Okay, so some of us are really ready and rearing to go, but when you get to your partner, they are "meh"....
Am I the only one who feels a little disheartened by this?
I've always had the crazy drive, and now it's a million times worse. I just want to feel connected, passion, and that love. But he isn't into it anymore.
As I have gained a little weight, so has he. I'm trying to figure out every reason for his limited libido, because when I ask, I either get mad from rejection after rejection- or he's asleep already, or I ask too late in the evening.
Any one else who can help with my sanity that's going through the same thing?
Re: No sex- How do you feel?
Yes, it sucks not having sex, but I don't think you should take it personally. There are a billion reasons why your partner may not be feeling it that have nothing to do with how much he loves you. Good luck and I hope you get some soon
edit: I don't know if you meant "meh" as in lack of enthusiasm or you aren't having sex at all... If it's just the enthusiasm, be thankful its happening at all!
I'm sorry you're frustrated, though. I can't say I relate, but I'm sure it's not fun.
FORMER USERNAME: @runningisrad
Personally, I have had zero drive since becoming pregnant. DH has been pretty patient with me thank goodness. I hate that sex has turned into a once in awhile type thing though
Piper, 4/10/10
Connor, 3/16/15
Morgan, EDD 9/22/16
I think you should have a conversation with your husband about it the way you would want him to discuss it with you if the situation were reversed. You can’t approach him in an accusatory manner coming from a place of hurt or feelings of rejection even though that’s what you’re experiencing. It won’t get you anywhere. If you get mad at him because of rejection after rejection it’s only going to make him feel defensive and very unsexy!
Make it a point to ask him earlier in the evening (before he goes to sleep) and bring it up in a very casual way. Maybe something along the lines of “…now that I’m in my 2nd trimester these hormones have kicked into overdrive and I’m in the mood a lot more! I’ve noticed that we’re not having sex as often…Is there anything I can do to help?”

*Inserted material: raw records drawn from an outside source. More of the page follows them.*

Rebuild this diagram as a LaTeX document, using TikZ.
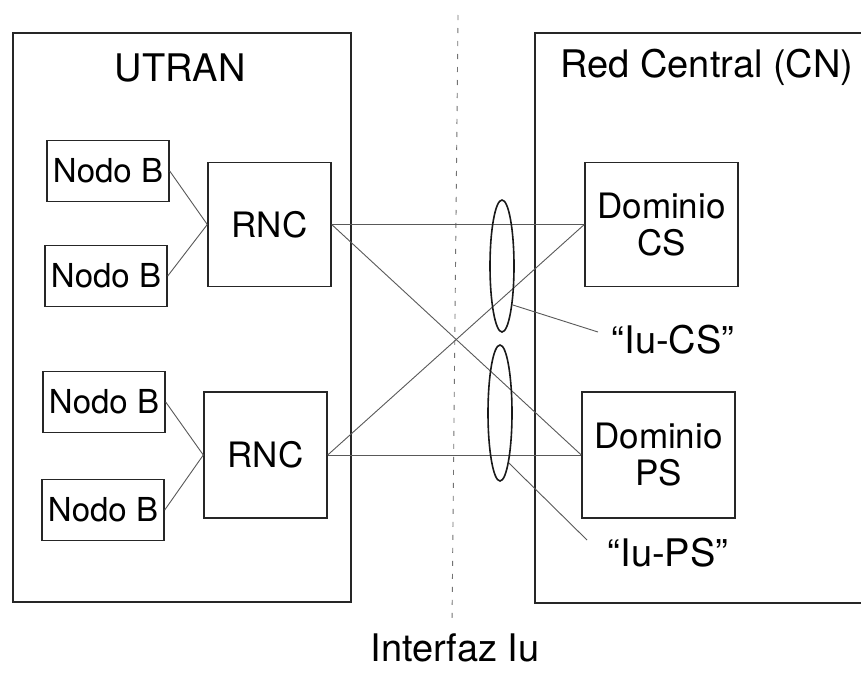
\documentclass[tikz,border=0pt]{standalone}
\usepackage{fontspec}
\setmainfont{TeX Gyre Heros}
\usetikzlibrary{shapes.geometric}
\tikzset{
  frame/.style={draw=black!85, line width=1.6pt, inner sep=0pt},
  nodob/.style={draw=black!85, line width=1.4pt, minimum width=122pt, minimum height=61pt, inner sep=0pt, font=\fontsize{33}{35}\selectfont},
  unit/.style={draw=black!85, line width=1.4pt, minimum width=123pt, minimum height=124pt, inner sep=0pt, align=center, font=\fontsize{35}{37}\selectfont},
  title/.style={inner sep=0pt, font=\fontsize{38}{40}\selectfont},
  link/.style={draw=black!65, line width=0.9pt},
  ring/.style={ellipse, draw=black!90, line width=1.6pt, minimum width=24pt, minimum height=132pt, inner sep=0pt},
  sep/.style={draw=black!55, line width=0.9pt, dash pattern=on 5pt off 8pt}
}
\begin{document}
\begin{tikzpicture}[x=1pt,y=-1pt]
\useasboundingbox (0,0) rectangle (861,675);
\clip (0,0) rectangle (861,675);
\fill[white] (0,0) rectangle (861,675);
% interface line
\coordinate (septop) at (458,15);
\coordinate (sepbot) at (452,622);
\draw[sep] (septop) -- (sepbot);
% containers
\node[frame, minimum width=338pt, minimum height=569pt] (utran) at (182,317.5) {};
\node[frame, minimum width=400pt, minimum height=570pt] (cn) at (735,318) {};
\node[title] (utranlbl) at (180,68) {UTRAN};
\node[title] (cnlbl) at (707,67) {Red Central (CN)};
% Nodo B
\node[nodob] (nb1) at (108,171) {Nodo B};
\node[nodob] (nb2) at (106,276) {Nodo B};
\node[nodob] (nb3) at (104,402) {Nodo B};
\node[nodob] (nb4) at (103,510) {Nodo B};
% RNC
\node[unit] (rnc1) at (269.5,224.5) {RNC};
\node[unit, minimum height=126pt] (rnc2) at (265.5,455) {RNC};
% domains
\node[unit, minimum width=153pt] (cs) at (661.5,224.5) {Dominio\\CS};
\node[unit, minimum width=153pt, minimum height=126pt] (ps) at (658.5,455) {Dominio\\PS};
% links
\draw[link] (nb1.east) -- (rnc1.west);
\draw[link] (nb2.east) -- (rnc1.west);
\draw[link] (nb3.east) -- (rnc2.west);
\draw[link] (nb4.east) -- (rnc2.west);
\draw[link] (rnc1.east) -- (cs.west);
\draw[link] (rnc1.east) -- (ps.west);
\draw[link] (rnc2.east) -- (cs.west);
\draw[link] (rnc2.east) -- (ps.west);
% Iu rings
\node[ring] (e1) at (502,266) {};
\node[ring, minimum height=136pt] (e2) at (500,413) {};
% Iu labels
\node[title] (iucs) at (673,340) {“Iu-CS”};
\node[title] (iups) at (668,553) {“Iu-PS”};
\coordinate (iucsend) at (598,332);
\coordinate (iupsend) at (587,540);
\draw[link] (e1.-75) -- (iucsend);
\draw[link] (e2.-80) -- (iupsend);
% interface label
\node[title] (iface) at (455,648) {Interfaz Iu};
\end{tikzpicture}
\end{document}
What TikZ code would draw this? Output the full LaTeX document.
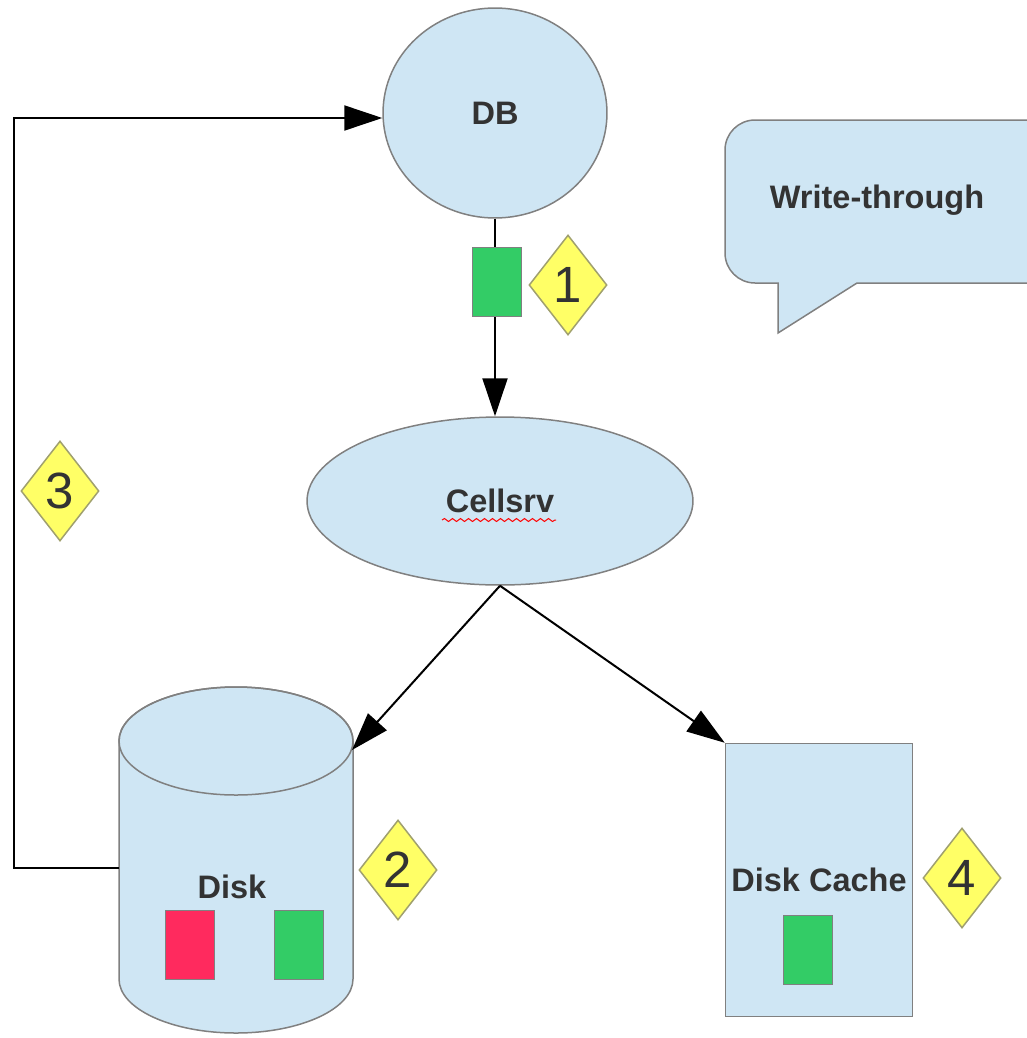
\documentclass[tikz,border=0pt]{standalone}
\usepackage{fontspec}
\setmainfont{Liberation Sans}
\usepackage{xcolor}
\usetikzlibrary{positioning,arrows.meta,shapes,decorations.pathmorphing}
\definecolor{paleblue}{RGB}{207,230,244}
\definecolor{blockgreen}{RGB}{51,204,102}
\definecolor{blockred}{RGB}{255,42,94}
\definecolor{badgeyellow}{RGB}{255,255,102}
\definecolor{badgeline}{RGB}{160,160,110}
\definecolor{labelgray}{RGB}{51,51,51}
\definecolor{edgegray}{RGB}{128,128,128}

\begin{document}
\begin{tikzpicture}[x=0.02cm,y=-0.02cm,
  caption/.style={text=labelgray, font=\fontsize{18.5}{22}\selectfont\bfseries},
  part/.style={caption, fill=paleblue, draw=edgegray, line width=0.03cm},
  block/.style={draw=edgegray, line width=0.03cm, minimum width=0.98cm, minimum height=1.38cm, inner sep=0pt},
  badge/.style={diamond, fill=badgeyellow, draw=badgeline, line width=0.03cm, minimum width=1.56cm, minimum height=2cm, inner sep=0pt, text=labelgray, font=\fontsize{29}{32}\selectfont},
  link/.style={line width=0.04cm, -{Triangle[length=0.76cm,width=0.5cm]}}]
\clip (0,0) rectangle (1027,1038);
\node[part, ellipse, minimum width=4.48cm, minimum height=4.2cm] (db) at (495,113) {DB};
\node[part, ellipse, minimum width=7.72cm, minimum height=3.36cm] (cellsrv) at (500,501) {Cellsrv};
\draw[red, line width=0.02cm, decorate, decoration={snake, amplitude=0.03cm, segment length=0.16cm}] (442,520) -- (556,520);
\filldraw[fill=paleblue, draw=edgegray, line width=0.03cm] (119,741) -- (119,979) arc[start angle=180, end angle=0, x radius=117, y radius=54] -- (353,741) arc[start angle=0, end angle=-180, x radius=117, y radius=54] -- cycle;
\draw[draw=edgegray, line width=0.03cm] (236,741) ellipse[x radius=117, y radius=54];
\node[caption] (disk) at (232,887) {Disk};
\coordinate (diskin) at (352,750);
\coordinate (diskout) at (119,868);
\coordinate (loop) at (14,118);
\node[block, fill=blockred] (diskred) at (190,945) {};
\node[block, fill=blockgreen] (diskgreen) at (299,945) {};
\node[part, minimum width=3.74cm, minimum height=5.46cm, inner sep=0pt] (cache) at (819,880) {Disk Cache};
\node[block, fill=blockgreen] (cachegreen) at (808,950) {};
\draw[link] (db.south) -- (db.south |- cellsrv.north);
\node[block, fill=blockgreen] (blk1) at (497,282) {};
\draw[link] (cellsrv.south) -- (diskin);
\draw[link] (cellsrv.south) -- (cache.north west);
\draw[link] (diskout) -| (loop) -- (db.west |- loop);
\node[badge] (badge1) at (568,285) {1};
\node[badge] (badge2) at (398,870) {2};
\node[badge] (badge3) at (60,491) {3};
\node[badge] (badge4) at (962,878) {4};
\draw[fill=paleblue, draw=edgegray, line width=0.03cm] (1060,200) [rounded corners=0.6cm] -- (1060,120) -- (725,120) -- (725,283) [sharp corners] -- (778,283) -- (778,333) -- (857,283) -- (1060,283) -- cycle;
\node[caption] (bubble) at (877,200) {Write-through};
\end{tikzpicture}
\end{document}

Depending on his answer you guys can find a solution. He gets weird about the growing baby in the middle? Flip it over! He’s too tired at the end of the day? Morning quickies! If it’s a simple case of different sexual appetites then don’t be afraid to help yourself. It might be worth mentioning to him that in the 3rd trimester sex can be a lot harder to work around plus you’ll be exhausted. And remind him about the 6 week no sex pp rule and with a new baby, even if you’re cleared after 6 weeks, you both may be too exhausted for a while.
DD 10/4/02
DS due 9/28/16
(I know that's still more than some people but for us its barely anything)
I am really worried that its just going to get worse after the baby comes. Ugh.
We have been together for over 4 years and this is the only time we have ever slowed down so I know it has to do with me being pregnant.
@AnnaS930 - I hear ya. Feeling guilty about not feeling it makes me want it even less. The weekly bump updates keep telling me my drive has probably come back, but I'm still waiting....and so is DH
FORMER USERNAME: @runningisrad
This pregnancy is giving me all the irrational fears, I have been overthinking so much.